Em domínio público desde 2015, ganhou incontáveis edições: de bolso e capa dura, versão para colorir, literatura de cordel… E deu origem a inúmeros títulos, como A Volta do Pequeno Príncipe (1999), de Jean-Pierre Davidts; O Retorno do Jovem Príncipe (2008), de A. G. Roemmers; O Pequeno Príncipe Preto (2020), de Rodrigo França…
Um dos mais curiosos é A Namorada do Pequeno Príncipe (2018), de Mário de Lima. O livro é inspirado no suposto affair entre Exupéry e Onília Ventura, uma jovem filha de pescadores, em 1930. O namoro, com direito a pedido de casamento recusado e tudo, teria ocorrido na Península de Maraú, na Bahia. Onília morreu em 2013.

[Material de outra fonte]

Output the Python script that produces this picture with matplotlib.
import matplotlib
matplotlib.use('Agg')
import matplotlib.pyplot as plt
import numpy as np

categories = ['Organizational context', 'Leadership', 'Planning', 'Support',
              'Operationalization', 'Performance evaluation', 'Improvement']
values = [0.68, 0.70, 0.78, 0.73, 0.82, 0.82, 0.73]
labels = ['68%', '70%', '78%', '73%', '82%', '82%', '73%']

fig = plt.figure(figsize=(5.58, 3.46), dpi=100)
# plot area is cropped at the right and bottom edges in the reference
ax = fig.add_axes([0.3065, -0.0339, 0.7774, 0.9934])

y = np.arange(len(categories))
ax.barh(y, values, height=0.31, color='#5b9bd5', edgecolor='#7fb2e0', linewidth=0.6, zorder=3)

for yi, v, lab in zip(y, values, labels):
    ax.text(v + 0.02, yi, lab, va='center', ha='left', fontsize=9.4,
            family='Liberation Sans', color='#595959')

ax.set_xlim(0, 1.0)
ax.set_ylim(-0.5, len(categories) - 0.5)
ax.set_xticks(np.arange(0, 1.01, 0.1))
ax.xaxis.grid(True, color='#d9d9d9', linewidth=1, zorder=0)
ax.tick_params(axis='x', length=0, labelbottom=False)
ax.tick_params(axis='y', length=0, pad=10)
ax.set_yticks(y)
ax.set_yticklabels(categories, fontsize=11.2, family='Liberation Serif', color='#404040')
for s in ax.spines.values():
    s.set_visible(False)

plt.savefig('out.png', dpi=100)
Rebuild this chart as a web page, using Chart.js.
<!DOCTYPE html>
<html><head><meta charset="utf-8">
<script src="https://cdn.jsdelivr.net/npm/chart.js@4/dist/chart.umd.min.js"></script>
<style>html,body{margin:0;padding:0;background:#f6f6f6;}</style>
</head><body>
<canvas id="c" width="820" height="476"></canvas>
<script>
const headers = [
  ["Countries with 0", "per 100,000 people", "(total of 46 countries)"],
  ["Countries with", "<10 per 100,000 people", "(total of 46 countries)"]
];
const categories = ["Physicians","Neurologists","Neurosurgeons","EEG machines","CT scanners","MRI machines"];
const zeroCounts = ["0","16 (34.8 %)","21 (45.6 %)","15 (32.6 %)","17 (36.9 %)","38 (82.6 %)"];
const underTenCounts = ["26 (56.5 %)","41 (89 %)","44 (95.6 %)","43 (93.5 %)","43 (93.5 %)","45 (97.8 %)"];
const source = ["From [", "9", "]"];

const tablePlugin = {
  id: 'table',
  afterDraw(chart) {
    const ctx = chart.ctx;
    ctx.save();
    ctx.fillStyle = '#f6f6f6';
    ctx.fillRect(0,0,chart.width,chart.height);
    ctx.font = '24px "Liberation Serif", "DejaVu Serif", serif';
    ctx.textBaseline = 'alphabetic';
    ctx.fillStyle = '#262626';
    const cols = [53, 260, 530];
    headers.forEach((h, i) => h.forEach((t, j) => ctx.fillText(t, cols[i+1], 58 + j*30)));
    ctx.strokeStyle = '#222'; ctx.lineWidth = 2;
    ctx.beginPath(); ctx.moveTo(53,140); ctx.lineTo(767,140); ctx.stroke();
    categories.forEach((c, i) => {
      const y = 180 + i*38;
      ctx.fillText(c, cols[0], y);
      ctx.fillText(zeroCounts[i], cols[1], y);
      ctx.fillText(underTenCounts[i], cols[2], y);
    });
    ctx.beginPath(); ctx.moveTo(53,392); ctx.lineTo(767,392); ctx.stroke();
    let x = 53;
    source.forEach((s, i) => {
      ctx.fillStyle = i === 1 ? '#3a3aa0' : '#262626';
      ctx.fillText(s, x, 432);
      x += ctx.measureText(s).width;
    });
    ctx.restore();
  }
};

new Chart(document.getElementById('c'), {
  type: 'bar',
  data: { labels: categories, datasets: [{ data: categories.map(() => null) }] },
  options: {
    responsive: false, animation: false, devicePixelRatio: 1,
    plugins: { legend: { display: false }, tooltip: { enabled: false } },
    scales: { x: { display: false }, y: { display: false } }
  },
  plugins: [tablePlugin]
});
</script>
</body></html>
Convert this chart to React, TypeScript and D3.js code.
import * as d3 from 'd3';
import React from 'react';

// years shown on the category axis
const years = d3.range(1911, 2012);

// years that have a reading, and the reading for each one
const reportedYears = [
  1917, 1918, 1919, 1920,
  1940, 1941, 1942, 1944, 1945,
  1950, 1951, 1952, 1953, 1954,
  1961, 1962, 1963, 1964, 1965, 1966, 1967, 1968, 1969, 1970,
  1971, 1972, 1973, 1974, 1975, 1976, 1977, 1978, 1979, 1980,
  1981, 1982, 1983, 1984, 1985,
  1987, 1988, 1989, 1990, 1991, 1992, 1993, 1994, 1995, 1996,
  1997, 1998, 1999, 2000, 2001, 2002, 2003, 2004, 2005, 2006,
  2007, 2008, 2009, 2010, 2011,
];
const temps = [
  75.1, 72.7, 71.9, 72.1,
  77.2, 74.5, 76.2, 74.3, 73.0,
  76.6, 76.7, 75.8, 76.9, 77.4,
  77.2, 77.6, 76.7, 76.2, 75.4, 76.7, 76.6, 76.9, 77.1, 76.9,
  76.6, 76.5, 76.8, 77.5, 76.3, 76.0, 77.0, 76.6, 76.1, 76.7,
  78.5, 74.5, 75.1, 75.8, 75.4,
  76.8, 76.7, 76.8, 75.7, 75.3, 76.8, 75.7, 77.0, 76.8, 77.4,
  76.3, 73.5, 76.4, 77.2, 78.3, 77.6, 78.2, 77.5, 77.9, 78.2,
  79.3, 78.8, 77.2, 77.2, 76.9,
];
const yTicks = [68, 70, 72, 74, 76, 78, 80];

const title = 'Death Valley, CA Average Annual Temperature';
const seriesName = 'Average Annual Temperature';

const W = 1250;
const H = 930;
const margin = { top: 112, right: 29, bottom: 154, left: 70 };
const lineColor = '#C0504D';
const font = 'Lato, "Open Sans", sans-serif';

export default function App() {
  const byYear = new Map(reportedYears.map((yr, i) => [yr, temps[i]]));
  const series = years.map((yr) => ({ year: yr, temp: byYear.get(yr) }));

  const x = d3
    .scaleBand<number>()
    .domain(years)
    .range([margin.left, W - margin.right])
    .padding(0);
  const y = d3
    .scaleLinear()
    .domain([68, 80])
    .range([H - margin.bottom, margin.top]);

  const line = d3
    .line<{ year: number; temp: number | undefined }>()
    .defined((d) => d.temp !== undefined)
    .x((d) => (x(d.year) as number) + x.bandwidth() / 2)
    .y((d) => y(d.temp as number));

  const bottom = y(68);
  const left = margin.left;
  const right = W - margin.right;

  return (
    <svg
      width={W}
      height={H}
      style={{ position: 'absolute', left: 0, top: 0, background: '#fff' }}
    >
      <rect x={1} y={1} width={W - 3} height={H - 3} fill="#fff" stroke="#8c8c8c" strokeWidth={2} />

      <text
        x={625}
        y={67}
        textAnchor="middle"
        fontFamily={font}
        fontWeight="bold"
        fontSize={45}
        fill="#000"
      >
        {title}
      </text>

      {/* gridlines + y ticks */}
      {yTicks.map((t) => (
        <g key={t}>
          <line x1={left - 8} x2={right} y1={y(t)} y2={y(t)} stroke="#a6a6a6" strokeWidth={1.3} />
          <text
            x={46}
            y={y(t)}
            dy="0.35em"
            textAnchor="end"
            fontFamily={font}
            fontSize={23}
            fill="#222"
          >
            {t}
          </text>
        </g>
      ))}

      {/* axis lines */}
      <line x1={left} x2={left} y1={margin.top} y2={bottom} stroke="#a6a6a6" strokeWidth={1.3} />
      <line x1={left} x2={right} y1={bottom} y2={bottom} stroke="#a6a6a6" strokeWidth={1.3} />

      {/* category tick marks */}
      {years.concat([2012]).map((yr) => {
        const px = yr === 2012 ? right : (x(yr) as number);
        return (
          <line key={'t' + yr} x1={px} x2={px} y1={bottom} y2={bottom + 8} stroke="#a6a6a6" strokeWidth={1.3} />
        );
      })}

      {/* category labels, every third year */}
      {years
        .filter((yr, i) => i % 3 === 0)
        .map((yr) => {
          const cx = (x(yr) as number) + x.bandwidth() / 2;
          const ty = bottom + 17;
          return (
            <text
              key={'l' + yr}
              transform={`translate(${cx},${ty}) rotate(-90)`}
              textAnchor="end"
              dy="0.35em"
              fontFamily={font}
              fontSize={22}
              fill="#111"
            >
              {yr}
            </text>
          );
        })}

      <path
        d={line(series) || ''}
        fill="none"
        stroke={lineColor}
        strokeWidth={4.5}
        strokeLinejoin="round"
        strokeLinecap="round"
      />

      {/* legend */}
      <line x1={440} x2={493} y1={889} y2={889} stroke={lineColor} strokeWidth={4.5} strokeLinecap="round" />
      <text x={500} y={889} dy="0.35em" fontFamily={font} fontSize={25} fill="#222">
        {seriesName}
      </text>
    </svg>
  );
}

“Acredito, sinceramente, que o romance tenha acontecido: Onília nunca mais teve outro relacionamento e dizia que ‘Zuperri’ era o grande amor de sua vida”, observa o autor. “Além disso, nem as irmãs Ventura – Onília e sua irmã mais jovem, Aurora –, nem qualquer outro membro da família buscou algum benefício com essa história”.
Maior especialista do Brasil na vida e na obra de Antoine de Saint-Exupéry, Mônica Cristina Corrêa lembra que, a princípio, os editores do livro torceram o nariz quando descobriram que o personagem-título morria no final. “Uma história para crianças nunca deve acabar mal”, alegaram. Mas, Exupéry insistiu. E explicou que as crianças aceitam tudo o que é natural. “E a morte é natural”, argumentou.
Ele próprio perdeu o pai, Jean, quando tinha quatro anos. E um de seus quatro irmãos, François, quando tinha 17. “Atribuo o sucesso e a longevidade do livro ao seu tema principal. O que é universal a todos os homens? A morte. Ninguém escapa dela. Embora seja inexorável, Exupéry ensina que podemos dar sentido à vida”, filosofa.
Mônica Cristina Corrêa é a curadora da exposição Pegadas do Pequeno Príncipe. Depois do Shopping Paulista, onde fica até julho, a exposição comemorativa segue para o Shopping Rio Sul, no Rio de Janeiro, em outubro.